The crucial part here is the preconditioner. There was recently (=21th century) huge progress with very efficient preconditioners for Laplacian systems. In Hardness Results for Structured Linear Systems by Rasmus Kyng and Peng Zhang, it is shown

that if the nearly-linear time solvers for Laplacian matrices and their generalizations can be extended to solve just slightly larger families of linear systems, then they can be used to quickly solve all systems of linear equations over the reals.

They go on to say:

This result can be viewed either positively or negatively: either we will develop nearly-linear time algorithms for solving all systems of linear equations over the reals, or progress on the families we can solve in nearly-linear time will soon halt.
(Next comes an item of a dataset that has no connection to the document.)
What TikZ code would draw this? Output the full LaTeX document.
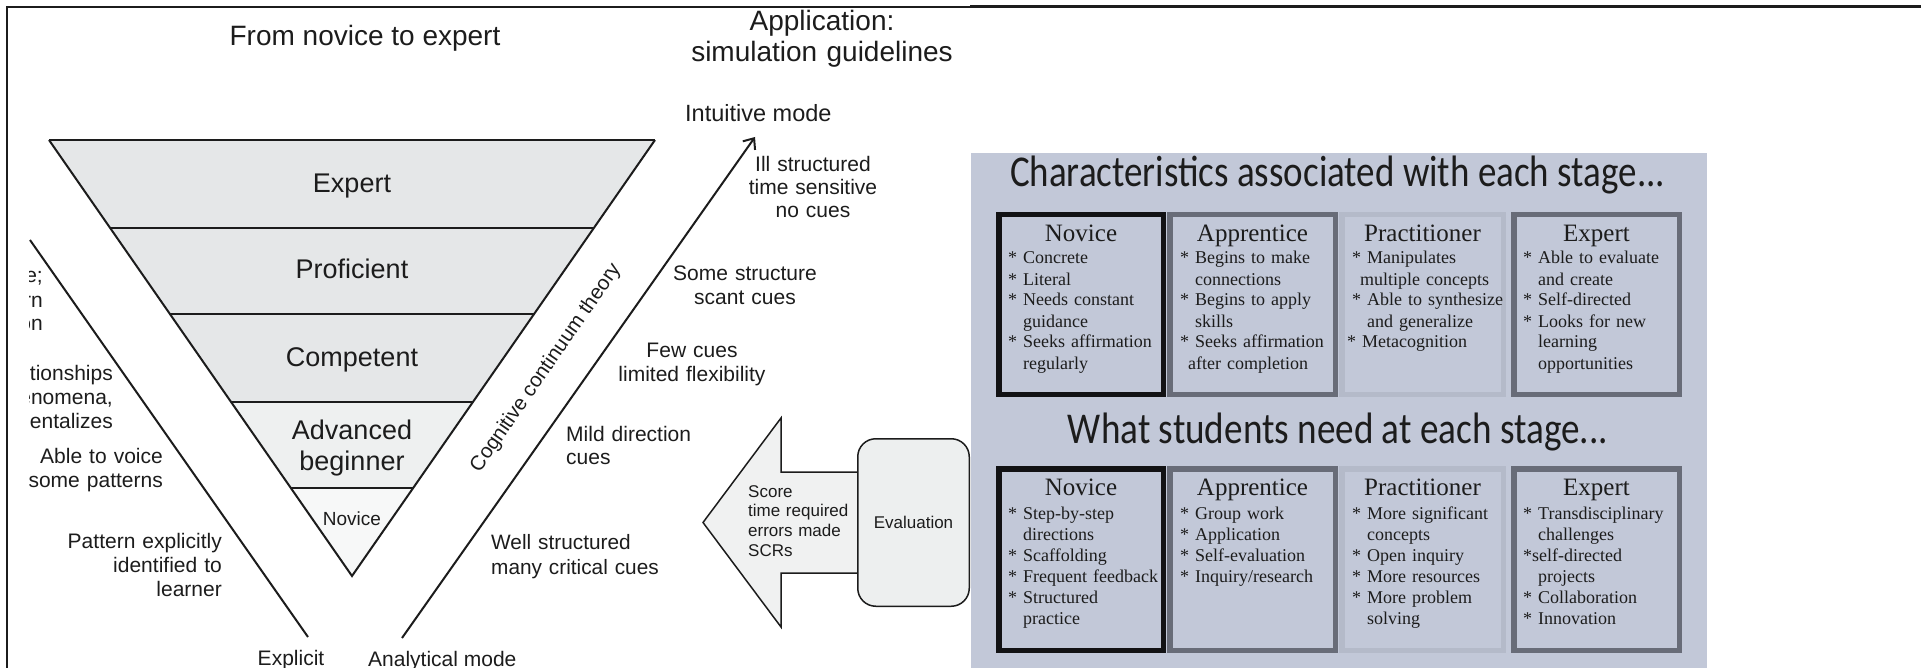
\documentclass[tikz,border=0pt]{standalone}
\usepackage{fontspec}
\usepackage{graphicx}
\setmainfont{Liberation Sans}
\newfontfamily\boxfont{Liberation Serif}
\newfontfamily\titlefont{Carlito}
\usetikzlibrary{arrows.meta}

\definecolor{ink}{RGB}{28,28,28}
\definecolor{panelbg}{RGB}{194,200,216}
\definecolor{bandA}{RGB}{229,231,232}
\definecolor{bandB}{RGB}{238,240,240}
\definecolor{bandC}{RGB}{247,248,248}
\definecolor{arrowbg}{RGB}{240,241,241}
\definecolor{evalbg}{RGB}{237,239,239}
\definecolor{rimblack}{RGB}{18,18,20}
\definecolor{rimdark}{RGB}{104,108,120}
\definecolor{rimlight}{RGB}{180,186,201}

% bullet line and its continuation line
\newcommand\stitem[1]{\mbox{*}\ #1}
\newcommand\stcont[1]{\hphantom{*\ }#1}

\tikzset{
  txt/.style={inner sep=0pt, text=ink},
  headtext/.style={txt, font=\fontsize{28}{31}\selectfont, anchor=base},
  sidetext/.style={txt, font=\fontsize{21}{24}\selectfont},
  stagetext/.style={txt, font=\fontsize{27}{31}\selectfont, anchor=base},
  paneltitle/.style={txt, font=\titlefont\fontsize{44}{44}\selectfont, anchor=base},
  colhead/.style={txt, font=\boxfont\fontsize{25}{25}\selectfont, anchor=base},
  itemlist/.style={txt, font=\boxfont\fontsize{18}{21}\selectfont, anchor=base west, text width=152pt, align=left},
  stagebox/.style={draw=#1, line width=5.5pt, inner sep=0pt},
  thinrule/.style={draw=ink, line width=2pt},
}

\begin{document}
\begin{tikzpicture}[x=1pt,y=-1pt]
\useasboundingbox (0,0) rectangle (1921,668);

% frame
\draw[ink, line width=2pt] (7,668) -- (7,7) -- (970,7);
\draw[ink, line width=3pt] (970,7) -- (1921,7);

% ---------- From novice to expert ----------
\node[headtext] (h-left) at (365,46) {From novice to expert};
\node[headtext, text width=264pt, align=center] (h-right) at (822,31) {Application:\\simulation guidelines};

% inverted triangle of stages
\coordinate (T-L) at (49,140);
\coordinate (T-R) at (655,140);
\coordinate (apex) at (352,576);
\begin{scope}
  \clip (T-L) -- (T-R) -- (apex) -- cycle;
  \fill[bandA] (0,140) rectangle (700,402);
  \fill[bandB] (0,402) rectangle (700,488);
  \fill[bandC] (0,488) rectangle (700,580);
  \foreach \yy in {228,314,402,488}
    \draw[ink, line width=2.5pt] (0,\yy) -- (700,\yy);
\end{scope}
\draw[thinrule, line width=2.5pt] (T-L) -- (T-R);
\draw[thinrule] (T-L) -- (apex) -- (T-R);

\node[stagetext] (s-exp) at (352,193) {Expert};
\node[stagetext] (s-pro) at (352,279) {Proficient};
\node[stagetext] (s-com) at (352,366) {Competent};
\node[stagetext, text width=124pt, align=center] (s-adv) at (352,439) {Advanced\\beginner};
\node[stagetext, font=\fontsize{19}{19}\selectfont] (s-nov) at (352,525) {Novice};

% explicit side
\coordinate (ex-top) at (30,240);
\coordinate (ex-bot) at (308,637);
\draw[thinrule] (ex-top) -- (ex-bot);

% analytical to intuitive axis
\coordinate (an-bot) at (402,638);
\coordinate (in-top) at (755,137);
\draw[thinrule, -{Straight Barb[length=9pt,width=15pt,line width=2pt]}] (an-bot) -- (in-top);

\node[txt, font=\fontsize{20.5}{20.5}\selectfont, rotate=55.3] (cct) at (546,368) {Cognitive continuum theory};

% left hand labels, cut at the picture edge
\begin{scope}
  \clip (29,0) rectangle (700,668);
  \node[sidetext, anchor=base east] (l-a1) at (43,283) {e;};
  \node[sidetext, anchor=base east] (l-a2) at (43,307) {rn};
  \node[sidetext, anchor=base east] (l-a3) at (43,330) {on};
  \node[sidetext, anchor=base east, text width=96pt, align=right] (l-b) at (113,380) {tionships\\enomena,\\entalizes};
\end{scope}
\node[sidetext, anchor=base east, text width=136pt, align=right] (l-c) at (163,463) {Able to voice\\some patterns};
\node[sidetext, anchor=base east, text width=156pt, align=right] (l-d) at (222,548) {Pattern explicitly\\identified to\\learner};
\node[sidetext, anchor=base] (l-explicit) at (291,665) {Explicit};

% right hand labels
\node[txt, font=\fontsize{23.5}{23.5}\selectfont, anchor=base west] (r-int) at (685,122) {Intuitive mode};
\node[sidetext, text width=130pt, align=center, anchor=base, font=\fontsize{21}{23}\selectfont] (r-a) at (813,172) {Ill structured\\time sensitive\\no cues};
\node[sidetext, text width=146pt, align=center, anchor=base] (r-b) at (745,280) {Some structure\\scant cues};
\node[sidetext, text width=156pt, align=center, anchor=base] (r-c) at (692,357) {Few cues\\limited flexibility};
\node[sidetext, text width=128pt, align=left, anchor=base west, font=\fontsize{21}{23}\selectfont] (r-d) at (566,441) {Mild direction\\cues};
\node[sidetext, text width=168pt, align=left, anchor=base west, font=\fontsize{20.8}{25}\selectfont] (r-e) at (491,549) {Well structured\\many critical cues};
\node[sidetext, anchor=base west] (r-ana) at (368,666) {Analytical mode};

% evaluation feeding back into the guidelines
\draw[ink, line width=1.5pt, fill=arrowbg, line join=miter]
  (857,472) -- (781,472) -- (781,418) -- (703,522.5) -- (781,627) -- (781,573) -- (857,573);
\node[txt, font=\fontsize{17}{19.7}\selectfont, anchor=base west, text width=102pt, align=left] (scores) at (748,497) {Score\\time required\\errors made\\SCRs};
\node[draw=ink, line width=1.5pt, fill=evalbg, rounded corners=18pt, minimum width=111.5pt, minimum height=167.5pt, font=\fontsize{17}{17}\selectfont, text=ink] (eval) at (913.5,522.5) {Evaluation};

% ---------- stage panel ----------
\fill[panelbg] (971,153) rectangle (1707,668);

\node[paneltitle] (t-char) at (1337.5,187) {\resizebox{655pt}{\height}{Characteristics associated with each stage...}};
\node[paneltitle] (t-need) at (1338,443) {\resizebox{540pt}{\height}{What students need at each stage...}};

% upper row frames
\node[stagebox=rimblack, minimum width=164.5pt, minimum height=179.5pt] (c-nov) at (1081,304.5) {};
\node[stagebox=rimdark, minimum width=165.5pt, minimum height=179.5pt] (c-app) at (1252.5,304.5) {};
\node[stagebox=rimlight, minimum width=161.5pt, minimum height=179.5pt] (c-pra) at (1422.5,304.5) {};
\node[stagebox=rimdark, minimum width=165.5pt, minimum height=179.5pt] (c-exp) at (1596.5,304.5) {};

% lower row frames
\node[stagebox=rimblack, minimum width=164.5pt, minimum height=181.5pt] (n-nov) at (1081,559.5) {};
\node[stagebox=rimdark, minimum width=165.5pt, minimum height=181.5pt] (n-app) at (1252.5,559.5) {};
\node[stagebox=rimlight, minimum width=161.5pt, minimum height=181.5pt] (n-pra) at (1422.5,559.5) {};
\node[stagebox=rimdark, minimum width=165.5pt, minimum height=181.5pt] (n-exp) at (1596.5,559.5) {};

% upper row headings and lists
\node[colhead] (c-nov-h) at (1081,242) {Novice};
\node[colhead] (c-app-h) at (1252.5,242) {Apprentice};
\node[colhead] (c-pra-h) at (1422.5,242) {Practitioner};
\node[colhead] (c-exp-h) at (1596.5,242) {Expert};

\node[itemlist] (c-nov-l) at (1008,264) {\stitem{Concrete}\\\stitem{Literal}\\\stitem{Needs constant}\\\stcont{guidance}\\\stitem{Seeks affirmation}\\\stcont{regularly}};
\node[itemlist] (c-app-l) at (1180,264) {\stitem{Begins to make}\\\stcont{connections}\\\stitem{Begins to apply}\\\stcont{skills}\\\stitem{Seeks affirmation}\\\hspace*{8pt}after completion};
\node[itemlist] (c-pra-l) at (1352,264) {\stitem{Manipulates}\\\hspace*{8pt}multiple concepts\\\stitem{Able to synthesize}\\\stcont{and generalize}\\\hspace*{-5pt}\stitem{Metacognition}};
\node[itemlist] (c-exp-l) at (1523,264) {\stitem{Able to evaluate}\\\stcont{and create}\\\stitem{Self-directed}\\\stitem{Looks for new}\\\stcont{learning}\\\stcont{opportunities}};

% lower row headings and lists
\node[colhead] (n-nov-h) at (1081,495) {Novice};
\node[colhead] (n-app-h) at (1252.5,495) {Apprentice};
\node[colhead] (n-pra-h) at (1422.5,495) {Practitioner};
\node[colhead] (n-exp-h) at (1596.5,495) {Expert};

\node[itemlist] (n-nov-l) at (1008,519) {\stitem{Step-by-step}\\\stcont{directions}\\\stitem{Scaffolding}\\\stitem{Frequent feedback}\\\stitem{Structured}\\\stcont{practice}};
\node[itemlist] (n-app-l) at (1180,519) {\stitem{Group work}\\\stitem{Application}\\\stitem{Self-evaluation}\\\stitem{Inquiry/research}};
\node[itemlist] (n-pra-l) at (1352,519) {\stitem{More significant}\\\stcont{concepts}\\\stitem{Open inquiry}\\\stitem{More resources}\\\stitem{More problem}\\\stcont{solving}};
\node[itemlist] (n-exp-l) at (1523,519) {\stitem{Transdisciplinary}\\\stcont{challenges}\\\mbox{*}self-directed\\\stcont{projects}\\\stitem{Collaboration}\\\stitem{Innovation}};

\end{tikzpicture}
\end{document}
But even beyond such deep theory, one can say something about the computational cost of a preconditioner and its efficiency. A matrix is hard to solve, if its condition number is big. The task of the preconditioner is to reduce the condition number, by approximately inverting the matrix. The (asymptotic) computational cost (vs efficiency) can estimated based on separators of the sparse matrix. For example, to separate a N x N x N grid in 3D, you need a separator of size O(N^2). If you would not approximate the system on the separator, you would get a full matrix of size(N^2), i.e. N^4 non-zero entries. So you need to approximate the clique graph on the separator with a sparse (directed) graph, probably an extender graph. One fast preconditioner algorithm for Laplacian systems approximates the clique (among the neighbors of the eliminated node, which has to be added to the graph) in each elimination step by a tree. This is good enough to keep the computational cost under control. The efficiency of this preconditioner in reducing the condition number is also often extremely good in practice, but proving this theoretically would still be a nice achievement.

A recent result on fast solving sparse linear systems replaced the Krylov subspace methods mentioned above by "an efficient, randomized implementation of the block Krylov method": Solving Sparse Linear Systems Faster than Matrix Multiplication by Richard Peng and Santosh Vempala. Even so the paper title says "solving ... faster than matrix multiplication," this does not answer the question asked here, because the paper means dense matrix multiplication, but the question here is about sparse matrix multiplication.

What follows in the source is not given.